Banchero can spread the floor with his 3-point range. He shoots an adequate 34% from range, which can certainly be toned up, but he’s more than capable. His shot mechanics are clean, and he should be able to improve the 3-point production.
But what makes him truly special is his mid-range jumper.
Banchero excels in the high post/elbow areas on face-ups. He’ll jab step his defender once or twice, create just enough space to elevate and shoot — even with a hand in his face. And he can do that from just about anywhere on the court
His proficiency on those shots is superb. It isn’t just from a standstill though, Banchero can score off the bounce at a high rate.
He’s got excellent handles. Crossovers, behind-the-backs, hesitations, in-and-outs are all in his repertoire. Banchero can size up defenders, utilize step backs, etc. to create enough space and hit those contested jumpers.
Then that opens up his driving game. Defenders are forced to close out, which gives Banchero leverage to drive.
But frankly, he doesn’t need it. Aside from the first step and handles, when Banchero gets downhill, he’s got a whole bag full of moves: hop steps, euro steps, spin moves, etc. And on top of that, he’s a physical driver who will lower his shoulder and power his way to the rim.
Imagine trying to stop that combination of power/finesse on a 6-10, 250-pounder.
He’s got all that flare from the perimeter, but you can still toss Banchero the ball in the low post and let him work. Again, he’ll use that physicality, but also utilize a sweet drop step or hit you with the rip moves and attack the rim.
And any point during that post-up, Banchero may hit you with a turnaround/fadeaway jumper or ball fake one way and gain leverage. This is all aided by the footwork we talked about earlier.
His skill set and ability to combine moves are just breathtaking.
As I said before, Banchero isn’t the most athletic, but his size, skill and IQ make up for the lapses.
He moves well without the ball, he can operate as the pick-and-roll ball-handler, but also in pick-and-pop — which he does more often — or pick-and-roll situations.
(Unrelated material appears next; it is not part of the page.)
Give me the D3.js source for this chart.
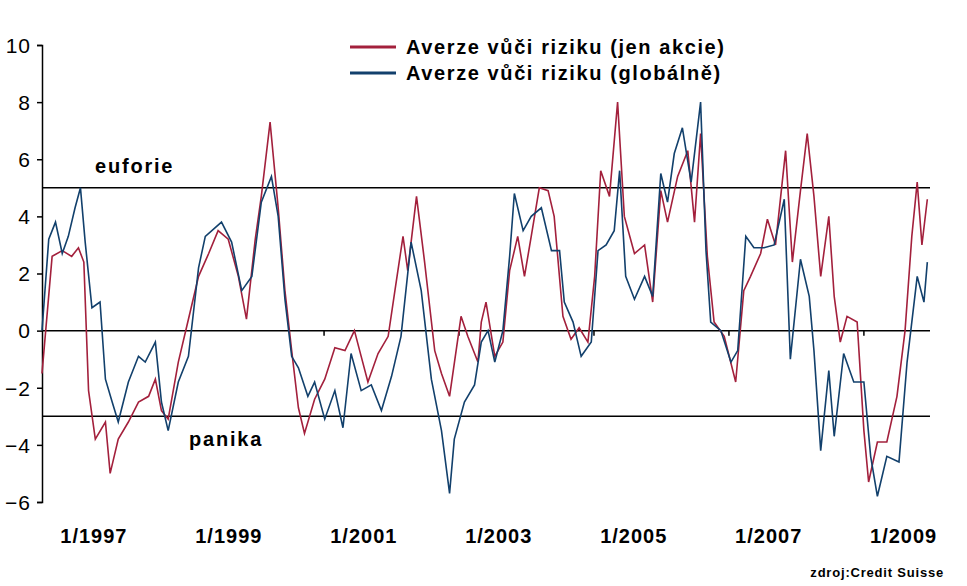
<!DOCTYPE html>
<html>
<head>
<meta charset="utf-8">
<script src="https://cdn.jsdelivr.net/npm/d3@7"></script>
<style>
  body { margin: 0; background: #fff; }
  text { font-family: "Liberation Sans", Arial, sans-serif; }
</style>
</head>
<body>
<svg id="chart" width="967" height="586"></svg>
<script>
// Averze vůči riziku (jen akcie) – date (decimal year) and value
const redDates = [1996.32,1996.47,1996.62,1996.76,1996.86,1996.94,1997.01,1997.11,1997.26,1997.33,1997.45,1997.60,1997.75,1997.90,1998.00,1998.09,1998.19,1998.34,1998.49,1998.64,1998.79,1998.93,1999.08,1999.23,1999.35,1999.48,1999.57,1999.70,1999.82,1999.92,2000.02,2000.12,2000.21,2000.36,2000.51,2000.66,2000.81,2000.95,2001.05,2001.15,2001.30,2001.45,2001.55,2001.67,2001.74,2001.87,2001.99,2002.14,2002.24,2002.36,2002.53,2002.63,2002.78,
  2002.83,2002.90,2003.03,2003.15,2003.25,2003.37,2003.47,2003.57,2003.69,2003.82,2003.91,2004.04,2004.16,2004.28,2004.41,2004.51,2004.60,2004.73,2004.85,2004.95,2005.10,2005.25,2005.37,2005.49,2005.59,2005.74,2005.89,2005.99,2006.08,2006.18,2006.28,2006.43,2006.60,2006.72,2006.82,2006.97,2007.07,2007.19,2007.34,2007.44,2007.56,2007.66,2007.76,2007.86,2007.98,2008.06,2008.15,2008.25,2008.40,2008.50,2008.57,2008.70,2008.84,2008.99,2009.11,2009.21,2009.29,2009.36,2009.44];
const redValues = [-1.5,2.6,2.8,2.6,2.9,2.4,-2.1,-3.8,-3.2,-5.0,-3.8,-3.2,-2.5,-2.3,-1.7,-2.8,-3.1,-1.1,0.4,1.9,2.7,3.5,3.2,1.9,0.4,3.2,4.7,7.3,4.3,1.4,-0.7,-2.7,-3.6,-2.4,-1.7,-0.6,-0.7,0.0,-0.9,-1.8,-0.8,-0.2,1.4,3.3,2.1,4.7,2.4,-0.7,-1.5,-2.3,0.5,-0.2,-1.1,
  0.3,1.0,-0.9,-0.4,2.1,3.3,1.9,3.3,5.0,4.9,4.0,0.5,-0.3,0.1,-0.4,1.9,5.6,4.7,8.0,4.0,2.7,3.0,1.0,4.9,3.8,5.4,6.3,3.8,6.9,2.6,0.3,-0.2,-1.8,1.4,1.9,2.7,3.9,3.0,6.3,2.4,4.9,6.9,4.7,1.9,4.0,1.2,-0.4,0.5,0.3,-3.5,-5.3,-3.9,-3.9,-2.3,0.0,3.3,5.2,3.0,4.6];

// Averze vůči riziku (globálně)
const blueDates = [1996.32,1996.42,1996.52,1996.62,1996.71,1996.81,1996.89,1996.96,1997.06,1997.18,1997.26,1997.36,1997.45,1997.60,1997.75,1997.85,1998.00,1998.09,1998.19,1998.34,1998.49,1998.64,1998.74,1998.98,1999.13,1999.28,1999.43,1999.57,1999.72,1999.82,1999.92,2000.02,2000.12,2000.26,2000.36,2000.51,2000.66,2000.78,2000.90,2001.05,2001.20,2001.35,2001.50,2001.64,2001.79,2001.94,2002.09,2002.24,2002.36,2002.43,2002.58,2002.73,
  2002.83,2002.93,2003.03,2003.15,2003.25,2003.32,2003.45,2003.57,2003.72,2003.87,2003.99,2004.06,2004.19,2004.31,2004.46,2004.56,2004.68,2004.80,2004.88,2004.97,2005.10,2005.25,2005.37,2005.49,2005.59,2005.69,2005.81,2005.94,2006.08,2006.16,2006.23,2006.38,2006.53,2006.63,2006.75,2006.87,2007.02,2007.17,2007.32,2007.41,2007.56,2007.69,2007.76,2007.86,2007.98,2008.06,2008.20,2008.35,2008.50,2008.60,2008.70,2008.84,2009.02,2009.14,2009.29,2009.39,2009.44];
const blueValues = [0.0,3.2,3.8,2.7,3.3,4.3,5.0,3.1,0.8,1.0,-1.7,-2.5,-3.2,-1.8,-0.9,-1.1,-0.4,-2.5,-3.5,-1.8,-0.9,2.2,3.3,3.8,3.1,1.4,1.9,4.5,5.4,4.0,1.1,-0.9,-1.3,-2.3,-1.8,-3.1,-2.1,-3.4,-0.8,-2.1,-1.9,-2.8,-1.6,-0.2,3.1,1.4,-1.7,-3.5,-5.7,-3.8,-2.5,-1.9,
  -0.4,0.0,-1.1,0.0,2.6,4.8,3.5,4.0,4.3,2.8,2.8,1.0,0.3,-0.9,-0.4,2.8,3.0,3.5,5.6,1.9,1.1,1.9,1.2,5.5,4.5,6.2,7.1,5.2,8.0,2.8,0.3,0.0,-1.1,-0.7,3.3,2.9,2.9,3.0,4.6,-1.0,2.5,1.2,-0.7,-4.2,-1.4,-3.7,-0.8,-1.8,-1.8,-4.4,-5.8,-4.4,-4.6,-1.1,1.9,1.0,2.4];

const yTicks = [-6,-4,-2,0,2,4,6,8,10];
const xTicks = [1997,1999,2001,2003,2005,2007,2009];
const xTickLabels = ["1/1997","1/1999","1/2001","1/2003","1/2005","1/2007","1/2009"];
const refLines = [5,0,-3];
const legendLabels = ["Averze vůči riziku (jen akcie)","Averze vůči riziku (globálně)"];
const colors = ["#a3203c","#12406c"];

const svg = d3.select("#chart");
const x = d3.scaleLinear().domain([1996.32, 2009.45]).range([42, 928]);
const y = d3.scaleLinear().domain([-6, 10]).range([502, 45]);

// Y axis
const yAxis = svg.append("g").attr("transform", "translate(42,0)")
  .call(d3.axisLeft(y).tickValues(yTicks).tickSize(5).tickPadding(6));
yAxis.select(".domain").attr("stroke", "#000").attr("stroke-width", 1.5);
yAxis.selectAll("line").attr("stroke", "#000").attr("stroke-width", 1.5);
yAxis.selectAll("text").attr("font-size", 21).attr("fill", "#000")
  .attr("letter-spacing", 1).attr("dy", "0.35em")
  .style("font-family", "Liberation Sans, Arial, sans-serif");

// Reference lines
svg.selectAll(".ref").data(refLines).enter().append("line")
  .attr("x1", 42).attr("x2", 930)
  .attr("y1", d => y(d)).attr("y2", d => y(d))
  .attr("stroke", "#000").attr("stroke-width", 1.5);

// small ticks on zero line
svg.selectAll(".zt").data([2000.5, 2002.5, 2004.5, 2006.5, 2008.5]).enter().append("line")
  .attr("x1", d => x(d)).attr("x2", d => x(d))
  .attr("y1", y(0)).attr("y2", y(0) + 5)
  .attr("stroke", "#000").attr("stroke-width", 1.5);

// Lines
const line = d3.line().x(d => x(d[0])).y(d => y(d[1]));
const series = [
  d3.zip(redDates, redValues),
  d3.zip(blueDates, blueValues)
];
svg.append("path").datum(series[0]).attr("d", line)
  .attr("fill", "none").attr("stroke", colors[0]).attr("stroke-width", 1.6);
svg.append("path").datum(series[1]).attr("d", line)
  .attr("fill", "none").attr("stroke", colors[1]).attr("stroke-width", 1.6);

// X labels
svg.selectAll(".xl").data(xTicks).enter().append("text")
  .attr("x", (d, i) => x(d) + 6).attr("y", 543)
  .attr("text-anchor", "middle").attr("font-size", 20).attr("font-weight", "bold")
  .attr("letter-spacing", 1)
  .text((d, i) => xTickLabels[i]);

// Legend
legendLabels.forEach((t, i) => {
  const ly = 47 + i * 26;
  svg.append("line").attr("x1", 350).attr("x2", 396).attr("y1", ly).attr("y2", ly)
    .attr("stroke", colors[i]).attr("stroke-width", 3);
  svg.append("text").attr("x", 406).attr("y", ly + 7)
    .attr("font-size", 20).attr("font-weight", "bold").attr("letter-spacing", 1.6).text(t);
});

// Annotations
svg.append("text").attr("x", 95).attr("y", 173).attr("font-size", 20).attr("font-weight", "bold").attr("letter-spacing", 1.8).text("euforie");
svg.append("text").attr("x", 189).attr("y", 446).attr("font-size", 20).attr("font-weight", "bold").attr("letter-spacing", 1.8).text("panika");
svg.append("text").attr("x", 944).attr("y", 577).attr("text-anchor", "end")
  .attr("font-size", 13).attr("font-weight", "bold").attr("letter-spacing", 0.8).text("zdroj:Credit Suisse");
</script>
</body>
</html>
Banchero has tried-and-true point forward skills with his handles, but also with his playmaking ability. He’s got really good vision, especially for a big man. And with how many double teams he attracts, Banchero can hit passes to open cutters/shooters with ease.
Then in transition, Banchero has solid straight-line speed. He can take it coast-to-coast off a rebound and/or lead the break and find a teammate.
One thing you will notice, however, is Banchero has a propensity to always finish with his right hand, even when he’s driving to the left. Which is something he will need to improve.
Still, his offensive versatility is a point of strength, and it’s coupled with apt defensive versatility.
Banchero’s high IQ and physicality translate well to the defensive side. Banchero is a better post defender than perimeter with his strength and reported 41-inch vertical. But more than anything, he’s a willing defender.
With those slight athleticism woes, Banchero doesn’t have the best lateral quickness, which will hurt him against the quicker guards of the NBA. He also doesn’t provide much as a rim protector, but he certainly puts in the effort.
The guy has a relentless motor on both sides of the ball. You love to see that from someone of his caliber. That motor and aforementioned physicality make Banchero an adept rebounder. He actually leads the Blue Devils with 7.6 rebounds per game.
The theme with Banchero is fluid: he doesn’t have any real glaring weaknesses. That’s part of what makes him the most NBA-ready player in the 2022 draft.
He may not have the ceiling Jabari Smith or Chet Holmgren, but he’s still got star potential and is going to make an immediate splash as a rookie. Banchero’s gaudy skillset is already grabbing headlines at Duke, and it’ll only extend in the NBA.